23- Caractère non indélébile de l’encre dans certaines localités. Cette semaine, des expériences effectuées à l’Université de Lomé ont révélé que l’encre qui sera utilisée le 25 juin, est indélébile. Mais on constate le jour du scrutin que l’encre perd son « indébilité » dans les localités acquises au pouvoir. En 2007 tout comme en 2010, la MOE UE a indiqué que l’encre indélébile était de qualité médiocre à certains endroits. C’est pourquoi les observations et suggestions faites par les représentants du CST à la CENI sont pertinentes : « Si on s’en tient à la présentation de l’expert de l’Université de Lomé, le test est concluant par rapport aux échantillons qui ont été prélevés et mis à la disposition du laboratoire. En termes de prélèvement d’échantillonnage, on peut discuter. Là n’est pas le problème parce que ce n’est pas l’expert qui a fait ces prélèvements. Ce qui est important et qu’il faut relever, c’est la problématique de traçabilité en termes d’utilisation de l’encre.
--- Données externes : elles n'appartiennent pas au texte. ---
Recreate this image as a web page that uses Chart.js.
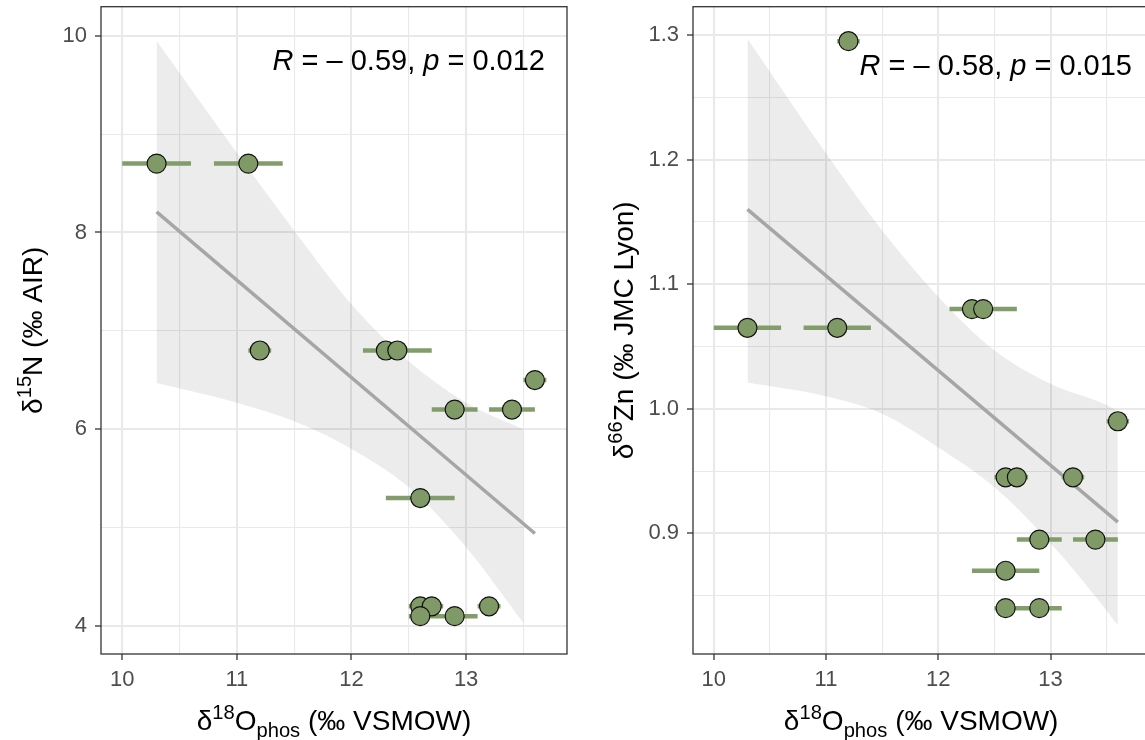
<!DOCTYPE html>
<html>
<head>
<meta charset="utf-8">
<script src="https://cdn.jsdelivr.net/npm/chart.js@4.4.0/dist/chart.umd.min.js"></script>
<style>
  html, body { margin: 0; padding: 0; background: #fff; overflow: hidden; }
  #wrap { position: relative; width: 1145px; height: 740px; overflow: hidden; background: #fff; }
  canvas { position: absolute; top: -4px; }
  #chartN { left: 0; }
  #chartZn { left: 590px; }
</style>
</head>
<body>
<div id="wrap">
  <canvas id="chartN" width="580" height="744"></canvas>
  <canvas id="chartZn" width="570" height="744"></canvas>
</div>
<script>
// muestras: d18O del fosfato y su rango (barra horizontal)
const d18O     = [10.3, 11.1, 11.2, 12.3, 12.4, 13.6, 12.9, 13.4, 12.6, 12.6, 12.7, 13.2, 12.6, 12.9];
const d18O_min = [10.0, 10.8, 11.1, 12.1, 12.1, 13.5, 12.7, 13.2, 12.3, 12.5, 12.6, 13.1, 12.5, 12.7];
const d18O_max = [10.6, 11.4, 11.3, 12.5, 12.7, 13.7, 13.1, 13.6, 12.9, 12.7, 12.8, 13.3, 12.7, 13.1];
const d15N     = [8.7, 8.7, 6.8, 6.8, 6.8, 6.5, 6.2, 6.2, 5.3, 4.2, 4.2, 4.2, 4.1, 4.1];
const d66Zn    = [1.065, 1.065, 1.295, 1.08, 1.08, 0.99, 0.895, 0.895, 0.87, 0.945, 0.945, 0.945, 0.84, 0.84];

// recta de regresion y banda de confianza
const fitX     = [10.3, 13.6];
const fitN     = [8.21, 4.94];
const fitZn    = [1.16, 0.909];
const bandX_N  = [10.3, 11.0, 11.5, 12.0, 12.5, 13.0, 13.5];
const bandN_hi = [9.95, 8.81, 8.02, 7.27, 6.69, 6.27, 6.00];
const bandN_lo = [6.47, 6.27, 6.08, 5.80, 5.41, 4.80, 4.03];
const bandX_Zn  = [10.3, 11.0, 11.5, 12.0, 12.5, 13.0, 13.5, 13.6];
const bandZn_hi = [1.297, 1.205, 1.143, 1.090, 1.047, 1.020, 1.003, 0.998];
const bandZn_lo = [1.021, 1.010, 0.996, 0.969, 0.937, 0.892, 0.838, 0.826];

// ticks
const xMajor   = [10, 11, 12, 13];
const xMinor   = [10.5, 11.5, 12.5, 13.5];
const yMajorN  = [4, 6, 8, 10];
const yMinorN  = [5, 7, 9];
const yMajorZn = [0.9, 1.0, 1.1, 1.2, 1.3];
const yMinorZn = [0.85, 0.95, 1.05, 1.15, 1.25];

const GREEN = '#7f9a66';
const FONT = '"Liberation Sans", Arial, sans-serif';

function pairs(xs, ys) {
  return xs.map((x, i) => ({x: x, y: ys[i]}));
}

function errorBars(yv) {
  let out = [];
  for (let i = 0; i < d18O.length; i++) {
    out.push({x: d18O_min[i], y: yv[i]});
    out.push({x: d18O_max[i], y: yv[i]});
    out.push({x: d18O_max[i], y: null});
  }
  return out;
}

function isIn(arr, v) {
  return arr.some(a => Math.abs(a - v) < 1e-6);
}

// texto con super/subindices
function segFont(s, size) {
  const sz = (s.sup || s.sub) ? size * 0.72 : size;
  return (s.it ? 'italic ' : '') + sz + 'px ' + FONT;
}
function drawRich(ctx, segs, x, y, size, align) {
  let w = 0;
  segs.forEach(s => { ctx.font = segFont(s, size); s.w = ctx.measureText(s.t).width; w += s.w; });
  let cx = align == 'center' ? x - w / 2 : (align == 'right' ? x - w : x);
  ctx.textAlign = 'left';
  ctx.textBaseline = 'alphabetic';
  segs.forEach(s => {
    ctx.font = segFont(s, size);
    const dy = s.sup ? -size * 0.4 : (s.sub ? size * 0.25 : 0);
    ctx.fillText(s.t, cx, y + dy);
    cx += s.w;
  });
}

const panelDeco = {
  id: 'panelDeco',
  afterDraw(chart, args, opts) {
    const ctx = chart.ctx;
    const a = chart.chartArea;
    ctx.save();
    ctx.strokeStyle = '#333333';
    ctx.lineWidth = 1.3;
    ctx.strokeRect(a.left, a.top, a.right - a.left, a.bottom - a.top);
    ctx.fillStyle = '#000';
    drawRich(ctx, opts.xTitle, (a.left + a.right) / 2, opts.xTitleY, 28, 'center');
    ctx.save();
    ctx.translate(opts.yTitleX, (a.top + a.bottom) / 2);
    ctx.rotate(-Math.PI / 2);
    drawRich(ctx, opts.yTitle, 0, 0, 28, 'center');
    ctx.restore();
    drawRich(ctx, opts.label, opts.labelX, opts.labelY, 29, 'right');
    ctx.restore();
  }
};

function axisX() {
  const all = xMajor.concat(xMinor).sort((a, b) => a - b);
  return {
    type: 'linear', min: 9.815, max: 13.88,
    afterBuildTicks: s => { s.ticks = all.map(v => ({value: v})); },
    afterFit: s => { s.height = 86; s.paddingLeft = 0; s.paddingRight = 0; },
    border: {display: false},
    grid: {
      color: '#e9e9e9',
      lineWidth: c => isIn(xMajor, c.tick.value) ? 2 : 1.1,
      tickLength: 6,
      tickWidth: 1.3,
      tickColor: c => isIn(xMajor, c.tick.value) ? '#333333' : 'rgba(0,0,0,0)'
    },
    ticks: {
      color: '#4d4d4d', font: {family: FONT, size: 22}, padding: 7,
      autoSkip: false, maxRotation: 0,
      callback: v => isIn(xMajor, v) ? String(v) : ''
    }
  };
}

function axisY(min, max, major, minor, width, fmt) {
  const all = major.concat(minor).sort((a, b) => a - b);
  return {
    type: 'linear', min: min, max: max,
    afterBuildTicks: s => { s.ticks = all.map(v => ({value: v})); },
    afterFit: s => { s.width = width; s.paddingTop = 0; s.paddingBottom = 0; },
    border: {display: false},
    grid: {
      color: '#e9e9e9',
      lineWidth: c => isIn(major, c.tick.value) ? 2 : 1.1,
      tickLength: 6,
      tickWidth: 1.3,
      tickColor: c => isIn(major, c.tick.value) ? '#333333' : 'rgba(0,0,0,0)'
    },
    ticks: {
      color: '#4d4d4d', font: {family: FONT, size: 22}, padding: 8,
      autoSkip: false,
      callback: v => isIn(major, v) ? fmt(v) : ''
    }
  };
}

function makeDatasets(yv, fitY, bx, bhi, blo) {
  return [
    { // puntos
      data: pairs(d18O, yv), showLine: false, order: 0,
      pointRadius: 9.5, pointBackgroundColor: GREEN, pointBorderColor: '#111',
      pointBorderWidth: 1.2
    },
    { // barras de error horizontales
      data: errorBars(yv), order: 1, spanGaps: false,
      borderColor: '#829d6b', borderWidth: 4.5, borderCapStyle: 'butt', pointRadius: 0
    },
    { // recta
      data: pairs(fitX, fitY), order: 2,
      borderColor: '#a6a6a6', borderWidth: 3.5, pointRadius: 0
    },
    { // banda superior
      data: pairs(bx, bhi), order: 3, cubicInterpolationMode: 'monotone',
      borderWidth: 0, borderColor: 'rgba(0,0,0,0)', pointRadius: 0
    },
    { // banda inferior
      data: pairs(bx, blo), order: 3, cubicInterpolationMode: 'monotone',
      borderWidth: 0, borderColor: 'rgba(0,0,0,0)', pointRadius: 0,
      fill: 3, backgroundColor: 'rgba(0,0,0,0.075)'
    }
  ];
}

function makeChart(id, yv, fitY, bx, bhi, blo, yAxis, deco, padRight) {
  return new Chart(document.getElementById(id), {
    type: 'line',
    data: {datasets: makeDatasets(yv, fitY, bx, bhi, blo)},
    options: {
      responsive: false,
      animation: false,
      layout: {padding: {left: 0, top: 6, right: padRight, bottom: 0}},
      plugins: {
        legend: {display: false},
        tooltip: {enabled: false},
        panelDeco: deco
      },
      scales: {x: axisX(), y: yAxis}
    },
    plugins: [panelDeco]
  });
}

const xTitle = [{t: 'δ'}, {t: '18', sup: true}, {t: 'O'}, {t: 'phos', sub: true}, {t: ' (‰ VSMOW)'}];

// el lienzo esta desplazado 4px hacia arriba
makeChart('chartN', d15N, fitN, bandX_N, bandN_hi, bandN_lo,
  axisY(3.715, 10.295, yMajorN, yMinorN, 101, v => String(v)),
  {
    xTitle: xTitle, xTitleY: 734,
    yTitle: [{t: 'δ'}, {t: '15', sup: true}, {t: 'N (‰ AIR)'}], yTitleX: 42,
    label: [{t: 'R', it: true}, {t: ' = '}, {t: '– '}, {t: '0.59, '}, {t: 'p', it: true}, {t: ' = 0.012'}],
    labelX: 545, labelY: 74
  }, 13);

makeChart('chartZn', d66Zn, fitZn, bandX_Zn, bandZn_hi, bandZn_lo,
  axisY(0.8032, 1.3227, yMajorZn, yMinorZn, 103, v => v.toFixed(1)),
  {
    xTitle: xTitle, xTitleY: 734,
    yTitle: [{t: 'δ'}, {t: '66', sup: true}, {t: 'Zn (‰ JMC Lyon)'}], yTitleX: 43,
    label: [{t: 'R', it: true}, {t: ' = '}, {t: '– '}, {t: '0.58, '}, {t: 'p', it: true}, {t: ' = 0.015'}],
    labelX: 542, labelY: 79
  }, 8);
</script>
</body>
</html>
Et d’aucuns, des membres de la CENI s’étonnaient mais c’est un véritable problème, le problème qui se pose dans l’utilisation des encres au Togo, c’est que, en cours de livraison des encres, toutes les probabilités sont réunies pour qu’on change l’encre. Et l’encre est changée en cours de route. Et nous ne sommes pas nouveaux dans le processus électoral. Il faut une fiche de traçabilité partant du principe du magasin de la CENI, des livreurs au niveau de la CENI, du chauffeur qui a convoyé avec celui qui était à la tête du convoi, de celui qui l’a réceptionné dans le bureau de vote, là où l’encre sera utilisé et que tout le monde soit quitte. Ainsi, au cas où il y a un problème, la traçabilité est là ».
 
24- Annulation des bulletins en faveur de l’opposition. Le « Yombo », cette teinture venue du Ghana tient son nom du fait que les premières teinturières criaient à la volée: « Yombo bê Gan », traduction: « il n’y a pas de vieilles femmes chez les Gan », entendez pas de cheveux blancs. Sachez que de petits malins délégués de bureaux de vote lors des élections au Togo se teintent les cheveux et lors des décomptes des bulletins font semblant de se gratter la tête, se l’étalent ainsi sur le pouce et le collent sur les bulletins. Résultat, le bulletin se retrouve avec deux voire des empreintes et est annulé. Une scène qui est récurrente dans les bureaux de vote favorables à l’opposition. L’autre stratégie consiste pour certains membres de BV à cacher la mine d’un stylo derrière l’oreille, et pour rendre nuls des bulletins favorables aux partis d’opposition, ils touchent la mine cachée avec leur index et apposent subtilement l’empreinte sur le bulletin. Conséquence, celui-ci est déclaré nul. Alors veillez !!
 
25- Centralisation des résultats. Beaucoup de magouilles sont à relever lors de la centralisation des résultats. « Du fait de l’engorgement produit par la sous-estimation des besoins organisationnels et par le réexamen de bulletins nuls dans plusieurs cas (notamment à Lomé Commune), des retards considérables ont été enregistrés dans les circonscriptions dotées d’un nombre important de bureaux de vote. La centralisation s’est ainsi étendue au mardi (16 octobre) dans les circonscriptions de Tône et des Lacs, au-delà dans celles de Golfe et de Lomé Commune. Pour réduire les temps d’attente devenus ingérables, les postes de réception et d’enregistrement des résultats ont été démultipliés mais selon une procédure improvisée ayant laissé » de l’espace pour la production de données erronées et au prix d’une érosion de la transparence du processus qui a été relevée par les équipes d’observateurs présentes », indique le Rapport de la MOE UE.
 
Voilà les quelques méthodes de fraudes qui doivent interpeller tout Togolais épris d’un scrutin crédible, transparent et paisible.
 
R. Kédjagni & Le Regard
 
Liberté Togo
 
 


Togo Election – Fraud and violence
 
Togo election in 2005.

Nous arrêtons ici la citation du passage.